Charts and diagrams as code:

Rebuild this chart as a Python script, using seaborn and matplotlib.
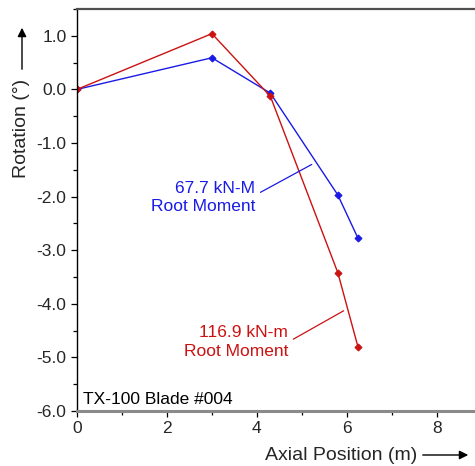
import numpy as np
import pandas as pd
import matplotlib
matplotlib.use("Agg")
import matplotlib.pyplot as plt
from matplotlib.ticker import MultipleLocator, FuncFormatter
import seaborn as sns

# ---- data ----
positions = [0.0, 3.0, 4.3, 5.8, 6.25]
rot_67 = [0.0, 0.59, -0.07, -1.97, -2.78]
rot_117 = [0.0, 1.04, -0.13, -3.42, -4.81]
label_67 = "67.7 kN-M\nRoot Moment"
label_117 = "116.9 kN-m\nRoot Moment"
title_text = "TX-100 Blade #004"
xlabel = "Axial Position (m)"
ylabel = "Rotation (°)"

df = pd.DataFrame({
    "pos": positions * 2,
    "rot": rot_67 + rot_117,
    "series": ["67.7"] * len(positions) + ["116.9"] * len(positions),
})

sns.set_style("ticks")
plt.rcParams["font.family"] = ["Liberation Sans", "DejaVu Sans"]
plt.rcParams["axes.unicode_minus"] = False

BLUE = "#1a1ae6"
RED = "#cc1111"

fig = plt.figure(figsize=(4.75, 4.66), dpi=100)
ax = fig.add_axes([77 / 475, 1 - 411 / 466, 1 - 77 / 475, (411 - 9) / 466])

sns.lineplot(data=df, x="pos", y="rot", hue="series", sort=False,
             palette={"67.7": BLUE, "116.9": RED}, hue_order=["67.7", "116.9"],
             marker="D", markersize=3.5, markeredgewidth=0.8, linewidth=1.0,
             legend=False, ax=ax)
for line, c in zip(ax.get_lines(), [BLUE, RED]):
    line.set_markeredgecolor(c)
    line.set_markerfacecolor(c)

ax.set_xlim(0, 8.85)
ax.set_ylim(-6.0, 1.5)
ax.set_xlabel("")
ax.set_ylabel("")

ax.xaxis.set_major_locator(MultipleLocator(2))
ax.xaxis.set_minor_locator(MultipleLocator(1))
ax.yaxis.set_major_locator(MultipleLocator(1))
ax.yaxis.set_minor_locator(MultipleLocator(0.5))
ax.yaxis.set_major_formatter(FuncFormatter(lambda v, p: f"{v:.1f}"))
ax.xaxis.set_major_formatter(FuncFormatter(lambda v, p: f"{v:.0f}"))

ax.tick_params(axis="both", which="major", direction="out", length=4.5, width=0.9,
               labelsize=12.5, color="black", pad=3)
ax.tick_params(axis="both", which="minor", direction="out", length=3, width=0.9,
               color="black")

ax.spines["right"].set_visible(False)
ax.spines["left"].set_color("black")
ax.spines["left"].set_linewidth(1.0)
ax.spines["top"].set_color("#505050")
ax.spines["top"].set_linewidth(1.6)
ax.spines["bottom"].set_color("#8a8a8a")
ax.spines["bottom"].set_linewidth(2.2)

# annotations
ax.annotate("", xy=(5.22, -1.40), xytext=(4.08, -1.92),
            arrowprops=dict(arrowstyle="-", color=BLUE, lw=0.9, shrinkA=0, shrinkB=0))
ax.text(3.96, -2.02, label_67, color=BLUE, ha="right", va="center",
        fontsize=12.5, linespacing=1.3)
ax.annotate("", xy=(5.93, -4.13), xytext=(4.81, -4.66),
            arrowprops=dict(arrowstyle="-", color=RED, lw=0.9, shrinkA=0, shrinkB=0))
ax.text(4.69, -4.71, label_117, color=RED, ha="right", va="center",
        fontsize=12.5, linespacing=1.3)
ax.text(0.13, -5.78, title_text, color="black", ha="left", va="center",
        fontsize=12.5)

# axis labels with arrows
W, H = 475, 466
fig.text(22 / W, 1 - 128 / H, ylabel, rotation=90, ha="center", va="center",
         fontsize=14)
fig.add_artist(matplotlib.patches.FancyArrowPatch(
    (22 / W, 1 - 72 / H), (22 / W, 1 - 25 / H), transform=fig.transFigure,
    arrowstyle="-|>", mutation_scale=13, color="black", lw=1.0))
fig.text(341 / W, 1 - 455 / H, xlabel, ha="center", va="center", fontsize=14)
fig.add_artist(matplotlib.patches.FancyArrowPatch(
    (420 / W, 1 - 455 / H), (471 / W, 1 - 455 / H), transform=fig.transFigure,
    arrowstyle="-|>", mutation_scale=13, color="black", lw=1.0))

fig.savefig("out.png", dpi=100)
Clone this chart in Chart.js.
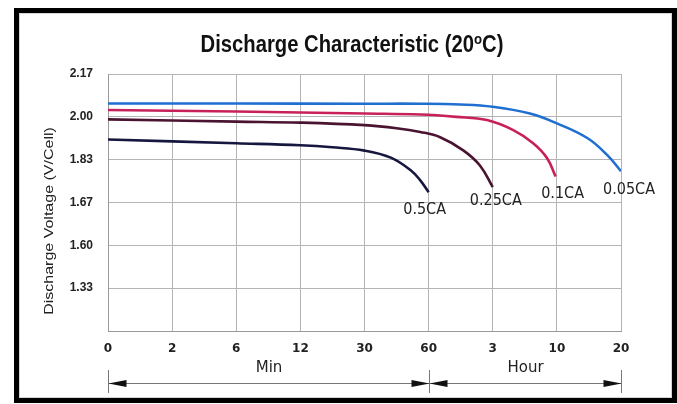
<!DOCTYPE html>
<html>
<head>
<meta charset="utf-8">
<script src="https://cdn.jsdelivr.net/npm/chart.js@4"></script>
<style>
  html, body { margin: 0; padding: 0; background: #fff; }
  #wrap { position: relative; width: 677px; height: 404px; overflow: hidden; }
  #chart { position: absolute; left: 0; top: 0; }
  #frame { position: absolute; left: 14px; top: 8px; width: 663px; height: 395px;
           border: 5px solid #000; box-sizing: border-box; pointer-events: none; }
  #frame::after { content: ''; position: absolute; left: 0; top: 0; right: 0; bottom: 0; border: 1px solid #d4d4d4; }
</style>
</head>
<body>
<div id="wrap">
  <canvas id="chart" width="677" height="404"></canvas>
  <div id="frame"></div>
</div>
<script>
// --- Data ---
const xTickLabels = ['0', '2', '6', '12', '30', '60', '3', '10', '20'];
const yTickLabels = ['', '1.33', '1.60', '1.67', '1.83', '2.00', '2.17'];
const unitLabels = ['Min', 'Hour'];
const seriesNames = ['0.05CA', '0.1CA', '0.25CA', '0.5CA'];
const seriesColors = ['#1f6fd0', '#c8205a', '#4a1431', '#16173f'];

// x is the position on the time grid (0 = "0", 5 = "60 min", 8 = "20 h")
const ca005X = [0, 2, 4, 4.87, 5.49, 6.0, 6.58, 7.0, 7.48, 7.79, 8];
const ca005V = [2.053, 2.053, 2.052, 2.052, 2.049, 2.040, 2.013, 1.974, 1.915, 1.847, 1.784];
const ca01X = [0, 2, 4, 4.87, 5.43, 5.91, 6.32, 6.63, 6.85, 6.98];
const ca01V = [2.027, 2.021, 2.013, 2.009, 2.000, 1.987, 1.947, 1.895, 1.835, 1.763];
const ca025X = [0, 2, 3, 4, 4.5, 4.87, 5.18, 5.54, 5.8, 6.0];
const ca025V = [1.990, 1.981, 1.977, 1.967, 1.955, 1.940, 1.919, 1.867, 1.807, 1.721];
const ca05X = [0, 2, 3, 3.5, 4, 4.41, 4.72, 4.87, 5.0];
const ca05V = [1.910, 1.895, 1.887, 1.879, 1.866, 1.838, 1.788, 1.748, 1.701];

const yMin = 1.15, yStep = 0.17;

const seriesX = [ca005X, ca01X, ca025X, ca05X];
const seriesV = [ca005V, ca01V, ca025V, ca05V];

// label offsets from the end of each curve (px)
const endLabelOffsets = [[8, 19], [7, 17], [3, 14], [-4, 18]];

const datasets = seriesNames.map((name, i) => ({
  label: name,
  data: seriesX[i].map((x, k) => ({ x: x, y: seriesV[i][k] })),
  borderColor: seriesColors[i],
  borderWidth: 2.6,
  pointRadius: 0,
  tension: 0.4,
  fill: false
}));

// --- Extra drawing: title, y title, curve labels, Min/Hour arrows ---
const extras = {
  id: 'extras',
  afterDraw(chart) {
    const ctx = chart.ctx;
    const xs = chart.scales.x;

    // Title with superscript "o"
    ctx.save();
    ctx.fillStyle = '#111';
    ctx.textBaseline = 'alphabetic';
    const big = 'bold 23px "Liberation Sans", Arial, sans-serif';
    const small = 'bold 15px "Liberation Sans", Arial, sans-serif';
    const p1 = 'Discharge Characteristic (20', p2 = 'o', p3 = 'C)';
    ctx.font = big;
    const w1 = ctx.measureText(p1).width, w3 = ctx.measureText(p3).width;
    ctx.font = small;
    const w2 = ctx.measureText(p2).width;
    const sx = 0.88;
    ctx.translate(352, 52);
    ctx.scale(sx, 1);
    let cx = -(w1 + w2 + w3) / 2;
    ctx.font = big; ctx.textAlign = 'left';
    ctx.fillText(p1, cx, 0); cx += w1;
    ctx.font = small; ctx.fillText(p2, cx, -8.5); cx += w2;
    ctx.font = big; ctx.fillText(p3, cx, 0);
    ctx.restore();

    // Y axis title
    ctx.save();
    ctx.fillStyle = '#222';
    ctx.font = '16px "Liberation Sans", Arial, sans-serif';
    ctx.textAlign = 'center';
    ctx.textBaseline = 'middle';
    ctx.translate(49, 221);
    ctx.rotate(-Math.PI / 2);
    ctx.scale(1, 0.85);
    ctx.fillText('Discharge Voltage (V/Cell)', 0, 0);
    ctx.restore();

    // Curve end labels
    ctx.save();
    ctx.fillStyle = '#222';
    ctx.font = '16px "DejaVu Sans Condensed", "DejaVu Sans", sans-serif';
    ctx.textAlign = 'center';
    ctx.textBaseline = 'middle';
    chart.data.datasets.forEach((ds, i) => {
      const pts = chart.getDatasetMeta(i).data;
      const last = pts[pts.length - 1];
      ctx.fillText(ds.label, last.x + endLabelOffsets[i][0], last.y + endLabelOffsets[i][1]);
    });
    ctx.restore();

    // Min / Hour range arrows
    const xa = Math.round(xs.getPixelForValue(0)) + 0.5;
    const xb = Math.round(xs.getPixelForValue(5)) + 0.5;
    const xc = Math.round(xs.getPixelForValue(8)) + 0.5;
    const ay = 383.5;
    ctx.save();
    ctx.strokeStyle = '#777';
    ctx.lineWidth = 1;
    ctx.beginPath();
    [xa, xb, xc].forEach(x => { ctx.moveTo(x, 370); ctx.lineTo(x, 393); });
    ctx.moveTo(xa, ay); ctx.lineTo(xc, ay);
    ctx.stroke();
    ctx.fillStyle = '#111';
    const arrow = (tip, dir) => {
      ctx.beginPath();
      ctx.moveTo(tip, ay);
      ctx.lineTo(tip - dir * 18, ay - 3.5);
      ctx.lineTo(tip - dir * 18, ay + 3.5);
      ctx.closePath();
      ctx.fill();
    };
    arrow(xa, -1); arrow(xb, 1); arrow(xb, -1); arrow(xc, 1);
    ctx.font = '15px "DejaVu Sans", sans-serif';
    ctx.textAlign = 'center';
    ctx.textBaseline = 'middle';
    ctx.fillStyle = '#222';
    ctx.fillText(unitLabels[0], (xa + xb) / 2, 368);
    ctx.fillText(unitLabels[1], (xb + xc) / 2, 368);
    ctx.restore();
  }
};

new Chart(document.getElementById('chart'), {
  type: 'line',
  data: { datasets: datasets },
  options: {
    responsive: false,
    animation: false,
    devicePixelRatio: 1,
    layout: { padding: { top: 74, right: 56, bottom: 0, left: 0 } },
    plugins: { legend: { display: false }, title: { display: false }, tooltip: { enabled: false } },
    scales: {
      x: {
        type: 'linear',
        min: 0,
        max: xTickLabels.length - 1,
        afterFit: s => { s.height = 73; },
        ticks: {
          stepSize: 1,
          autoSkip: false,
          maxRotation: 0,
          padding: 11,
          color: '#222',
          font: { family: '"DejaVu Sans", sans-serif', size: 12, weight: 'bold' },
          callback: v => xTickLabels[Math.round(v)] ?? ''
        },
        grid: { color: '#b4b4b4', drawTicks: false },
        border: { color: '#999' }
      },
      y: {
        type: 'linear',
        min: yMin,
        max: yMin + yStep * (yTickLabels.length - 1),
        afterFit: s => { s.width = 108; },
        afterBuildTicks: s => {
          s.ticks = yTickLabels.map((_, i) => ({ value: yMin + yStep * i }));
        },
        ticks: {
          padding: 15,
          color: '#222',
          font: { family: '"Liberation Sans", Arial, sans-serif', size: 12, weight: 'bold' },
          callback: (v, i) => yTickLabels[i]
        },
        grid: { color: '#b4b4b4', drawTicks: false },
        border: { color: '#999' }
      }
    }
  },
  plugins: [extras]
});
</script>
</body>
</html>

### WORK TO BE COMPLETED
Give again, exactly, the lines from the start of the data through the one holding "import seaborn as sns"; omit the pictures.

### ANSWER TO THIS PROBLEM
Rebuild this chart as a Python script, using seaborn and matplotlib.
import numpy as np
import pandas as pd
import matplotlib
matplotlib.use("Agg")
import matplotlib.pyplot as plt
from matplotlib.ticker import MultipleLocator, FuncFormatter
import seaborn as sns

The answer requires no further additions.